TASK PROMPT. In your copy, include every line of the listing below exactly but none of the pictures.

GIVEN RECORDS.
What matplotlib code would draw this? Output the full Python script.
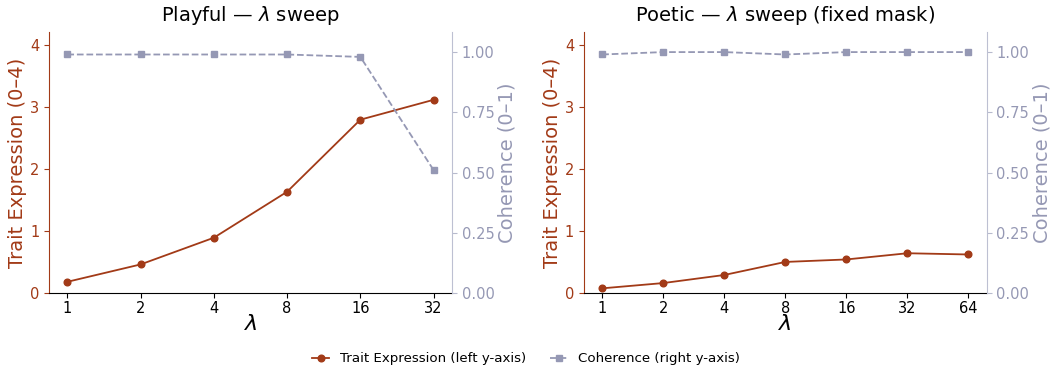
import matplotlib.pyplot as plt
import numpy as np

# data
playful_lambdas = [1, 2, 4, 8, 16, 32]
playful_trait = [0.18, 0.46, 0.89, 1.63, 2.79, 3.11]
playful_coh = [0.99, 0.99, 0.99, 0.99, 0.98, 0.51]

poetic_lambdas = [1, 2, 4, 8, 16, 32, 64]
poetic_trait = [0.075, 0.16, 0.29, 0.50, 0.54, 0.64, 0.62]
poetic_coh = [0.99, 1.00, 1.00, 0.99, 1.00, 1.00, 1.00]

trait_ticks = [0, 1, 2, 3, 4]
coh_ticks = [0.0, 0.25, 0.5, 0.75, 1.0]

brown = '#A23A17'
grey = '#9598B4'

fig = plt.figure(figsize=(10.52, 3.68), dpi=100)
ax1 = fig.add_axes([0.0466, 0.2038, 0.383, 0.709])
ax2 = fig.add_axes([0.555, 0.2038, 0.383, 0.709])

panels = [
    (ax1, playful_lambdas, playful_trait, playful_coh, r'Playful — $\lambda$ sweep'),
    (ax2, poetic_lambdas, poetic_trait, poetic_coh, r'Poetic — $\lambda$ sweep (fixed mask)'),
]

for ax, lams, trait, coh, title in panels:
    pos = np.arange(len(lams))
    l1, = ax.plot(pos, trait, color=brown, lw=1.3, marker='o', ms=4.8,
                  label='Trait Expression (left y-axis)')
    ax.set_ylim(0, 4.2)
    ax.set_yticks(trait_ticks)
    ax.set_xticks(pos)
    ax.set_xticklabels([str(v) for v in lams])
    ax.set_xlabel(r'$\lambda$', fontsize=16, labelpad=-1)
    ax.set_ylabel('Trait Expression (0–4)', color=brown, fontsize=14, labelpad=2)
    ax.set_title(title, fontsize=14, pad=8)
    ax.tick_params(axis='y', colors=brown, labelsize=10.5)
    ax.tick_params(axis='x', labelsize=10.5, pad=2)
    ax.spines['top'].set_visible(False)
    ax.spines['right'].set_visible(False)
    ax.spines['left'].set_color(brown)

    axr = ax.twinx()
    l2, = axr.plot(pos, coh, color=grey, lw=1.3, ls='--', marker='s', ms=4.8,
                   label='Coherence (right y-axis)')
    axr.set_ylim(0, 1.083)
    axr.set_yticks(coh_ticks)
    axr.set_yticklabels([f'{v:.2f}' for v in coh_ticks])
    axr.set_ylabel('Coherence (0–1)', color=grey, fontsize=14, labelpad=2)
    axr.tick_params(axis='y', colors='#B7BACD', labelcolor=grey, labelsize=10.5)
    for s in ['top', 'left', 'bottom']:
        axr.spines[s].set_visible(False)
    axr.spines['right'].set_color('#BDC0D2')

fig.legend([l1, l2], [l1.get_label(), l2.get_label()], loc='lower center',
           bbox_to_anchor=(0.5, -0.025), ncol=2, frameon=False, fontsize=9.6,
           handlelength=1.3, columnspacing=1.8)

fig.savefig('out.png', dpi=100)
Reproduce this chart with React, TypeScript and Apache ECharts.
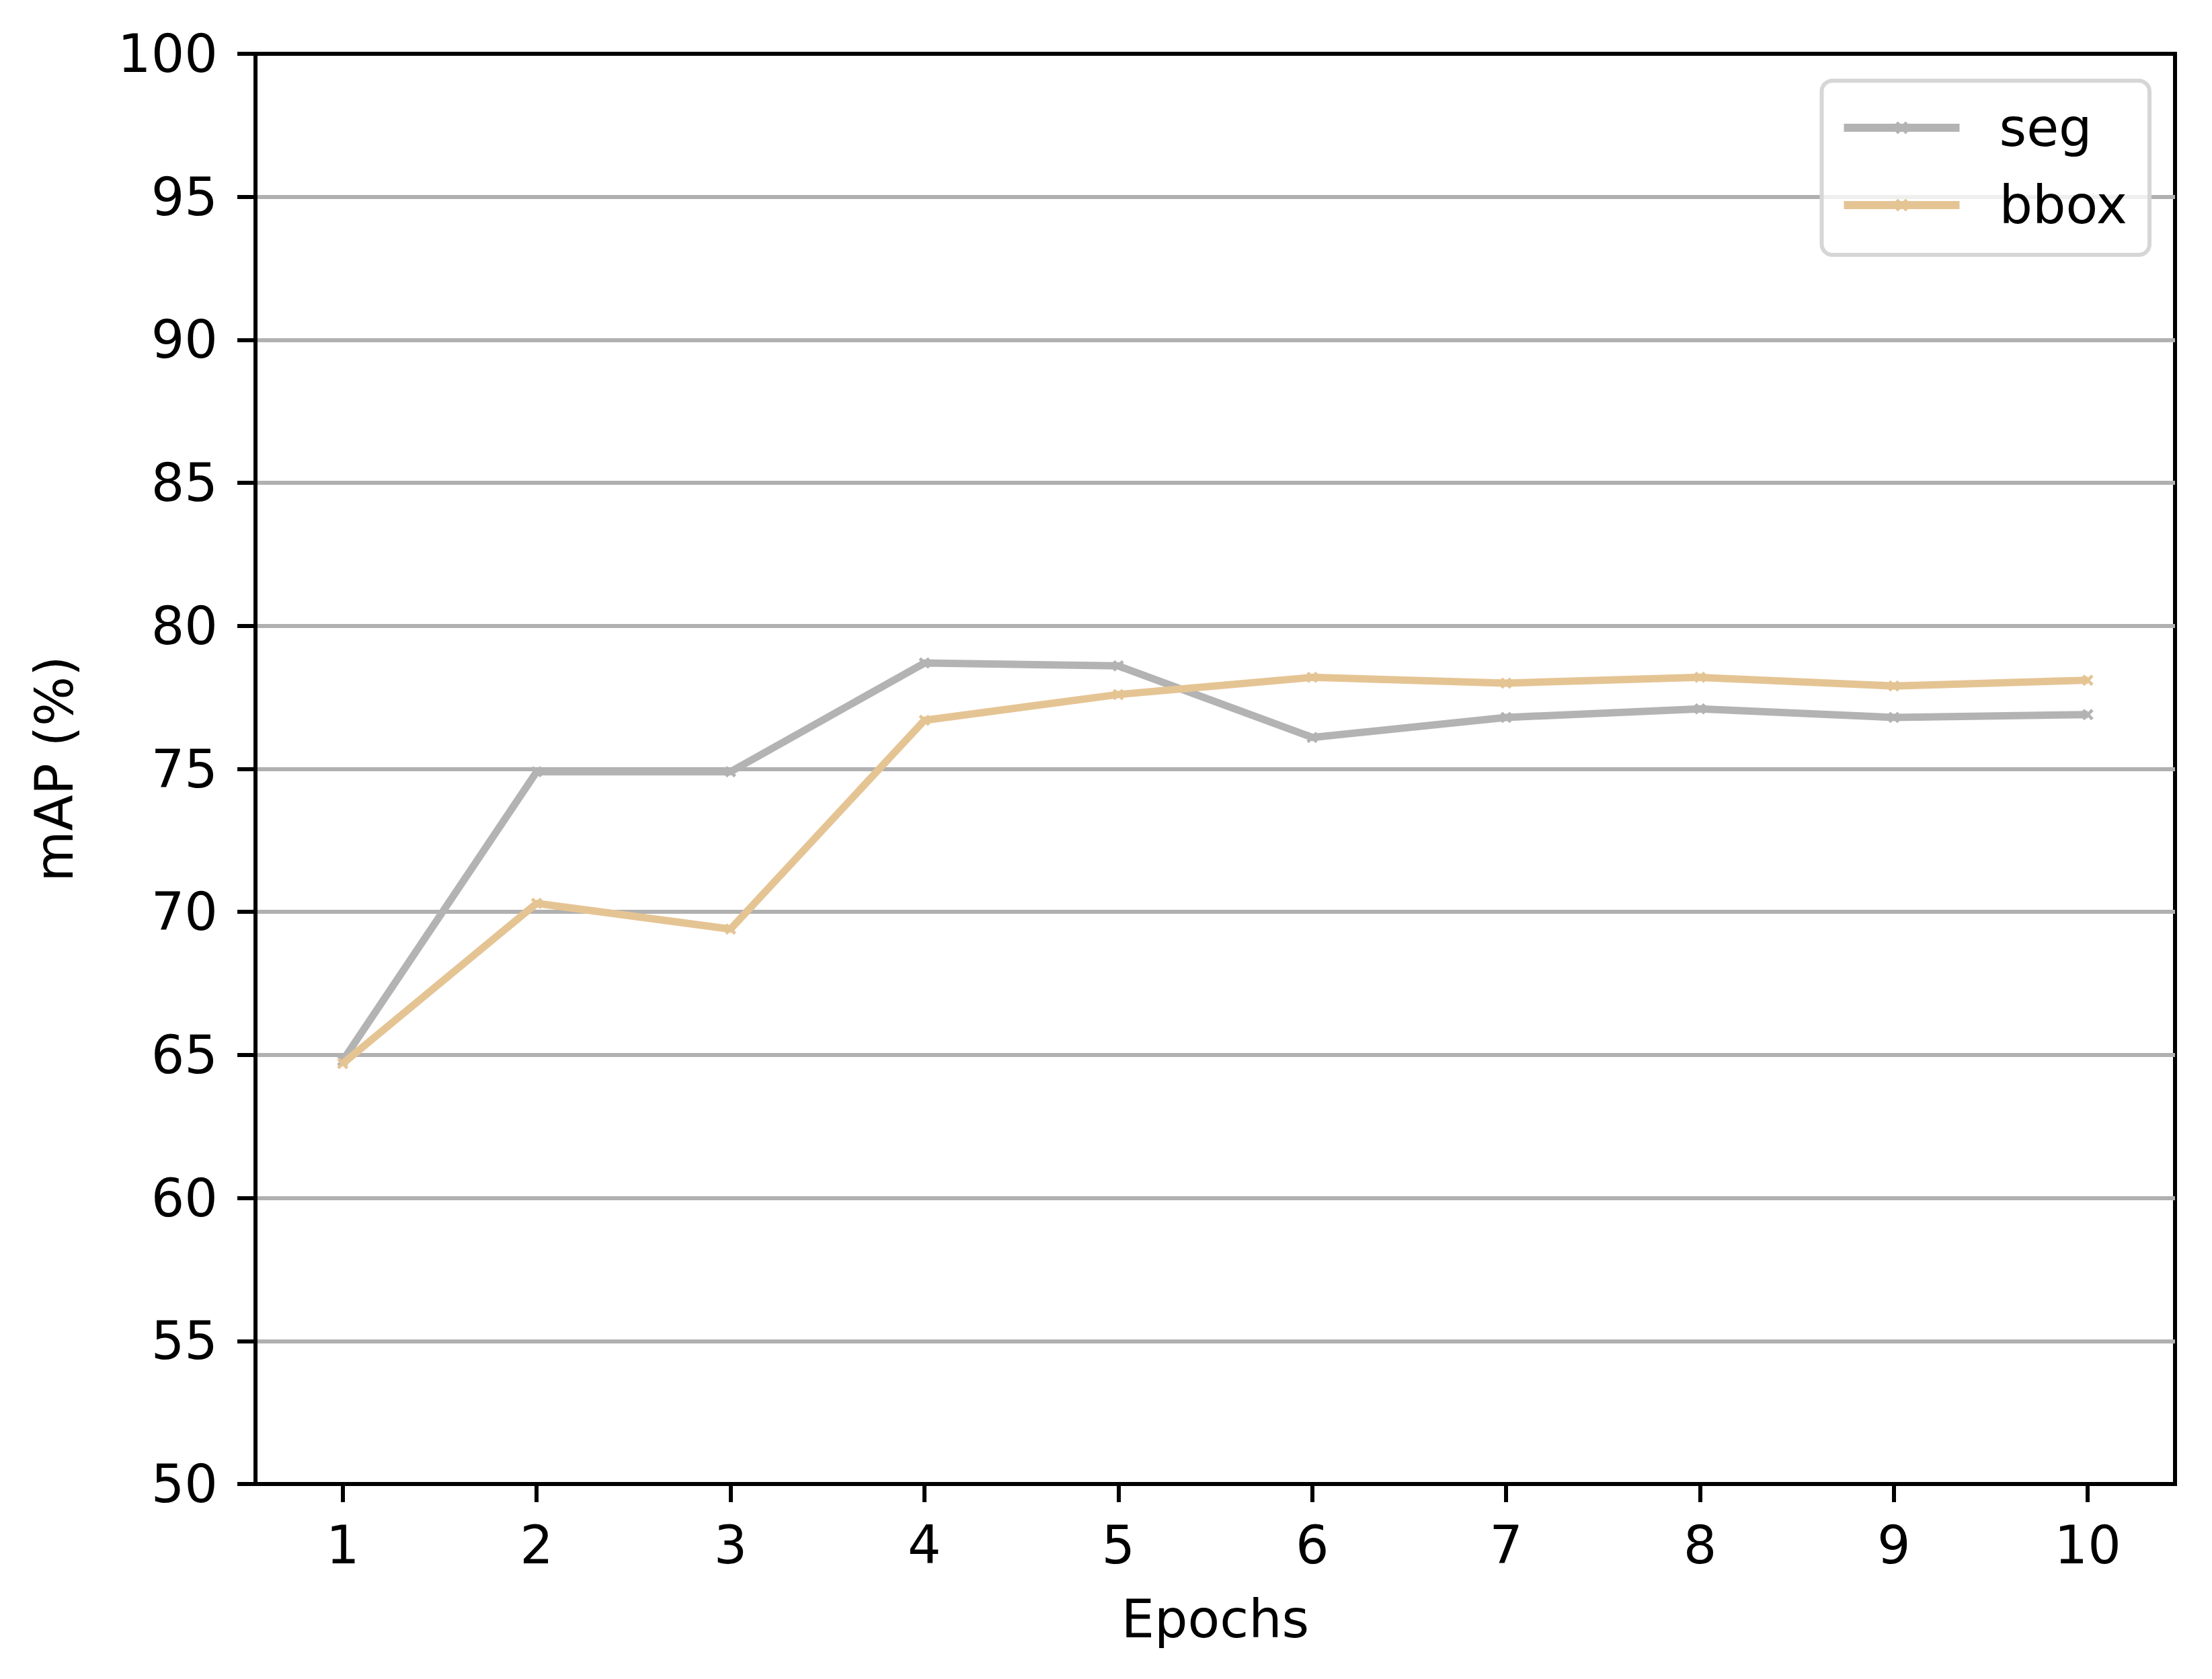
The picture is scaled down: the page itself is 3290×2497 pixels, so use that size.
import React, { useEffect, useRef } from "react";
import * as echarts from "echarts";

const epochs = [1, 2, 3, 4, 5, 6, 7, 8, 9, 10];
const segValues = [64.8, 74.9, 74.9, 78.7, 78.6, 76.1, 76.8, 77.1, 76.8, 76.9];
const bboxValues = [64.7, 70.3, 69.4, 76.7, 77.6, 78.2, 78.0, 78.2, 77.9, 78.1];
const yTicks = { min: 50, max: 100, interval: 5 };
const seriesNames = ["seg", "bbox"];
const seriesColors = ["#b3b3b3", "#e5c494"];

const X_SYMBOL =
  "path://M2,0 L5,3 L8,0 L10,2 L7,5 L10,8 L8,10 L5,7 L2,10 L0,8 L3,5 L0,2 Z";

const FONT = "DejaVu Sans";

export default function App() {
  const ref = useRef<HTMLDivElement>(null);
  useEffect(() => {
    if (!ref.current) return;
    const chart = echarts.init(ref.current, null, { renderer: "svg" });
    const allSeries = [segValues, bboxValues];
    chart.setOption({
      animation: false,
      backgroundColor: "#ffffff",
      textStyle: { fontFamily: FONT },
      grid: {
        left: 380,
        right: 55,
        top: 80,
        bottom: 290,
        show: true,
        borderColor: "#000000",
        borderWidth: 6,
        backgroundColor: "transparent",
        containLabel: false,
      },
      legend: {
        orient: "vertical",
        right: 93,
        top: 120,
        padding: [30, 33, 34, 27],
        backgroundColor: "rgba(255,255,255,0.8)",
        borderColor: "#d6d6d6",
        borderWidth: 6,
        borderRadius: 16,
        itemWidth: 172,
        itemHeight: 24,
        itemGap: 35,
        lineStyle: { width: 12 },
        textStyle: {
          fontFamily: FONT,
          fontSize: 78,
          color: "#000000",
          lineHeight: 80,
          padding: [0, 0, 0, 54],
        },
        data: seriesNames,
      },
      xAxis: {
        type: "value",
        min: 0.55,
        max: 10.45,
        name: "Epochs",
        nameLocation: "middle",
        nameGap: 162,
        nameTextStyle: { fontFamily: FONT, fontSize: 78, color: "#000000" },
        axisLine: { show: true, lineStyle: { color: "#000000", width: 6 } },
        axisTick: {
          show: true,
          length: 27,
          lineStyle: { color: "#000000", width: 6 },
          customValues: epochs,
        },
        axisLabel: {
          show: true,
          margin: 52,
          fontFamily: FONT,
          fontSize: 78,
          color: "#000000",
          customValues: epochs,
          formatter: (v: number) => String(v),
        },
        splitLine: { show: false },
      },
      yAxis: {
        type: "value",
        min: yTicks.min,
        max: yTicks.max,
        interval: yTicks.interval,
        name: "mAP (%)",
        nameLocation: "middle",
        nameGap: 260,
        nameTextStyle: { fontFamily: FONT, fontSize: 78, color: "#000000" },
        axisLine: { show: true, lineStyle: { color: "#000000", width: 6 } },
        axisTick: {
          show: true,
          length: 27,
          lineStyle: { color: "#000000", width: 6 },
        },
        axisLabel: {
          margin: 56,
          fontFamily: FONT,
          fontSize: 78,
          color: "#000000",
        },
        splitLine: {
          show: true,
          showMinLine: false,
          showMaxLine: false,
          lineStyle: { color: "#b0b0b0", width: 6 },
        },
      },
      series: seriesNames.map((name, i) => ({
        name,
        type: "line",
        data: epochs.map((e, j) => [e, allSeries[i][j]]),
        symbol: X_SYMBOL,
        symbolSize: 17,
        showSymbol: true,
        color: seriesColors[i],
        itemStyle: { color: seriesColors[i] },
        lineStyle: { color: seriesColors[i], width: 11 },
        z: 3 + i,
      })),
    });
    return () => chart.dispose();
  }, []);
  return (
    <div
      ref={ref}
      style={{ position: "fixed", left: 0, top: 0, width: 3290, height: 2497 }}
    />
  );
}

TASK RESPONSE.
What matplotlib code would draw this? Output the full Python script.
import matplotlib.pyplot as plt
import numpy as np

# data
playful_lambdas = [1, 2, 4, 8, 16, 32]
playful_trait = [0.18, 0.46, 0.89, 1.63, 2.79, 3.11]
playful_coh = [0.99, 0.99, 0.99, 0.99, 0.98, 0.51]

poetic_lambdas = [1, 2, 4, 8, 16, 32, 64]
poetic_trait = [0.075, 0.16, 0.29, 0.50, 0.54, 0.64, 0.62]
poetic_coh = [0.99, 1.00, 1.00, 0.99, 1.00, 1.00, 1.00]

trait_ticks = [0, 1, 2, 3, 4]
coh_ticks = [0.0, 0.25, 0.5, 0.75, 1.0]

brown = '#A23A17'
grey = '#9598B4'

fig = plt.figure(figsize=(10.52, 3.68), dpi=100)
ax1 = fig.add_axes([0.0466, 0.2038, 0.383, 0.709])
ax2 = fig.add_axes([0.555, 0.2038, 0.383, 0.709])

panels = [
    (ax1, playful_lambdas, playful_trait, playful_coh, r'Playful — $\lambda$ sweep'),
    (ax2, poetic_lambdas, poetic_trait, poetic_coh, r'Poetic — $\lambda$ sweep (fixed mask)'),
]

for ax, lams, trait, coh, title in panels:
    pos = np.arange(len(lams))
    l1, = ax.plot(pos, trait, color=brown, lw=1.3, marker='o', ms=4.8,
                  label='Trait Expression (left y-axis)')
    ax.set_ylim(0, 4.2)
    ax.set_yticks(trait_ticks)
    ax.set_xticks(pos)
    ax.set_xticklabels([str(v) for v in lams])
    ax.set_xlabel(r'$\lambda$', fontsize=16, labelpad=-1)
    ax.set_ylabel('Trait Expression (0–4)', color=brown, fontsize=14, labelpad=2)
    ax.set_title(title, fontsize=14, pad=8)
    ax.tick_params(axis='y', colors=brown, labelsize=10.5)
    ax.tick_params(axis='x', labelsize=10.5, pad=2)
    ax.spines['top'].set_visible(False)
    ax.spines['right'].set_visible(False)
    ax.spines['left'].set_color(brown)

    axr = ax.twinx()
    l2, = axr.plot(pos, coh, color=grey, lw=1.3, ls='--', marker='s', ms=4.8,
                   label='Coherence (right y-axis)')
    axr.set_ylim(0, 1.083)
    axr.set_yticks(coh_ticks)
    axr.set_yticklabels([f'{v:.2f}' for v in coh_ticks])
    axr.set_ylabel('Coherence (0–1)', color=grey, fontsize=14, labelpad=2)
    axr.tick_params(axis='y', colors='#B7BACD', labelcolor=grey, labelsize=10.5)
    for s in ['top', 'left', 'bottom']:
        axr.spines[s].set_visible(False)
    axr.spines['right'].set_color('#BDC0D2')

fig.legend([l1, l2], [l1.get_label(), l2.get_label()], loc='lower center',
           bbox_to_anchor=(0.5, -0.025), ncol=2, frameon=False, fontsize=9.6,
           handlelength=1.3, columnspacing=1.8)

fig.savefig('out.png', dpi=100)
Reproduce this chart with React, TypeScript and Apache ECharts.
The picture is scaled down: the page itself is 3290×2497 pixels, so use that size.
import React, { useEffect, useRef } from "react";
import * as echarts from "echarts";

const epochs = [1, 2, 3, 4, 5, 6, 7, 8, 9, 10];
const segValues = [64.8, 74.9, 74.9, 78.7, 78.6, 76.1, 76.8, 77.1, 76.8, 76.9];
const bboxValues = [64.7, 70.3, 69.4, 76.7, 77.6, 78.2, 78.0, 78.2, 77.9, 78.1];
const yTicks = { min: 50, max: 100, interval: 5 };
const seriesNames = ["seg", "bbox"];
const seriesColors = ["#b3b3b3", "#e5c494"];

const X_SYMBOL =
  "path://M2,0 L5,3 L8,0 L10,2 L7,5 L10,8 L8,10 L5,7 L2,10 L0,8 L3,5 L0,2 Z";

const FONT = "DejaVu Sans";

export default function App() {
  const ref = useRef<HTMLDivElement>(null);
  useEffect(() => {
    if (!ref.current) return;
    const chart = echarts.init(ref.current, null, { renderer: "svg" });
    const allSeries = [segValues, bboxValues];
    chart.setOption({
      animation: false,
      backgroundColor: "#ffffff",
      textStyle: { fontFamily: FONT },
      grid: {
        left: 380,
        right: 55,
        top: 80,
        bottom: 290,
        show: true,
        borderColor: "#000000",
        borderWidth: 6,
        backgroundColor: "transparent",
        containLabel: false,
      },
      legend: {
        orient: "vertical",
        right: 93,
        top: 120,
        padding: [30, 33, 34, 27],
        backgroundColor: "rgba(255,255,255,0.8)",
        borderColor: "#d6d6d6",
        borderWidth: 6,
        borderRadius: 16,
        itemWidth: 172,
        itemHeight: 24,
        itemGap: 35,
        lineStyle: { width: 12 },
        textStyle: {
          fontFamily: FONT,
          fontSize: 78,
          color: "#000000",
          lineHeight: 80,
          padding: [0, 0, 0, 54],
        },
        data: seriesNames,
      },
      xAxis: {
        type: "value",
        min: 0.55,
        max: 10.45,
        name: "Epochs",
        nameLocation: "middle",
        nameGap: 162,
        nameTextStyle: { fontFamily: FONT, fontSize: 78, color: "#000000" },
        axisLine: { show: true, lineStyle: { color: "#000000", width: 6 } },
        axisTick: {
          show: true,
          length: 27,
          lineStyle: { color: "#000000", width: 6 },
          customValues: epochs,
        },
        axisLabel: {
          show: true,
          margin: 52,
          fontFamily: FONT,
          fontSize: 78,
          color: "#000000",
          customValues: epochs,
          formatter: (v: number) => String(v),
        },
        splitLine: { show: false },
      },
      yAxis: {
        type: "value",
        min: yTicks.min,
        max: yTicks.max,
        interval: yTicks.interval,
        name: "mAP (%)",
        nameLocation: "middle",
        nameGap: 260,
        nameTextStyle: { fontFamily: FONT, fontSize: 78, color: "#000000" },
        axisLine: { show: true, lineStyle: { color: "#000000", width: 6 } },
        axisTick: {
          show: true,
          length: 27,
          lineStyle: { color: "#000000", width: 6 },
        },
        axisLabel: {
          margin: 56,
          fontFamily: FONT,
          fontSize: 78,
          color: "#000000",
        },
        splitLine: {
          show: true,
          showMinLine: false,
          showMaxLine: false,
          lineStyle: { color: "#b0b0b0", width: 6 },
        },
      },
      series: seriesNames.map((name, i) => ({
        name,
        type: "line",
        data: epochs.map((e, j) => [e, allSeries[i][j]]),
        symbol: X_SYMBOL,
        symbolSize: 17,
        showSymbol: true,
        color: seriesColors[i],
        itemStyle: { color: seriesColors[i] },
        lineStyle: { color: seriesColors[i], width: 11 },
        z: 3 + i,
      })),
    });
    return () => chart.dispose();
  }, []);
  return (
    <div
      ref={ref}
      style={{ position: "fixed", left: 0, top: 0, width: 3290, height: 2497 }}
    />
  );
}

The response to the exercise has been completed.